It is a truism that as we get older our opinions harden and we lose the ability to look at different points of view as flexibly as we used to when we were younger and not as set in our ways. It is a truism, but I'm not entirely sure it is true. Perhaps it was so in former generations-but even folks like me, in their forties and fifties, seem to be asking more questions-not only about the world, but about their marriages, their spirituality and their relationships with their children. A lot of the societal structures that rooted previous generations have lost their authority or are being strongly challenged.

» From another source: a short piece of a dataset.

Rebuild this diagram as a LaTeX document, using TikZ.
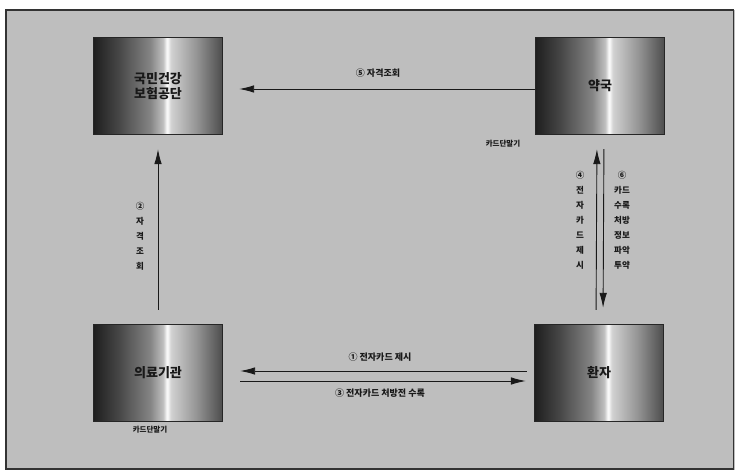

There are many indicators that we have evolved into a society in which staying flexible and asking questions is a matter of sheer survival. Personal technologies are changing so fast that if we don't keep up with our kids, we get left way behind. As a middle-class professional, you don't stay, by and large, where your family lives, but move along with your job. American men and women don't feel "less than", for the most part, if they are not or have never been married. They have little respect for politicians in general-though they may like their own representative or senator. In part because of denominational scandals and in part because we are a culture in which individualism is almost idolized, it seems that America is moving into a post-denominational era in which Christians, at least will freely move between churches. As more citizens stay healthy and live longer, they are simply going to have more decisions to make-where to live, where to work, what golf course to favor (grin).
Instability isn't always a bad thing. It can create anxiety. But sometimes it also forces us to stay limber, hungry, ready to engage the big questions of life-the ones that inspire and excite and challenge us to move forward with passion, not zeal.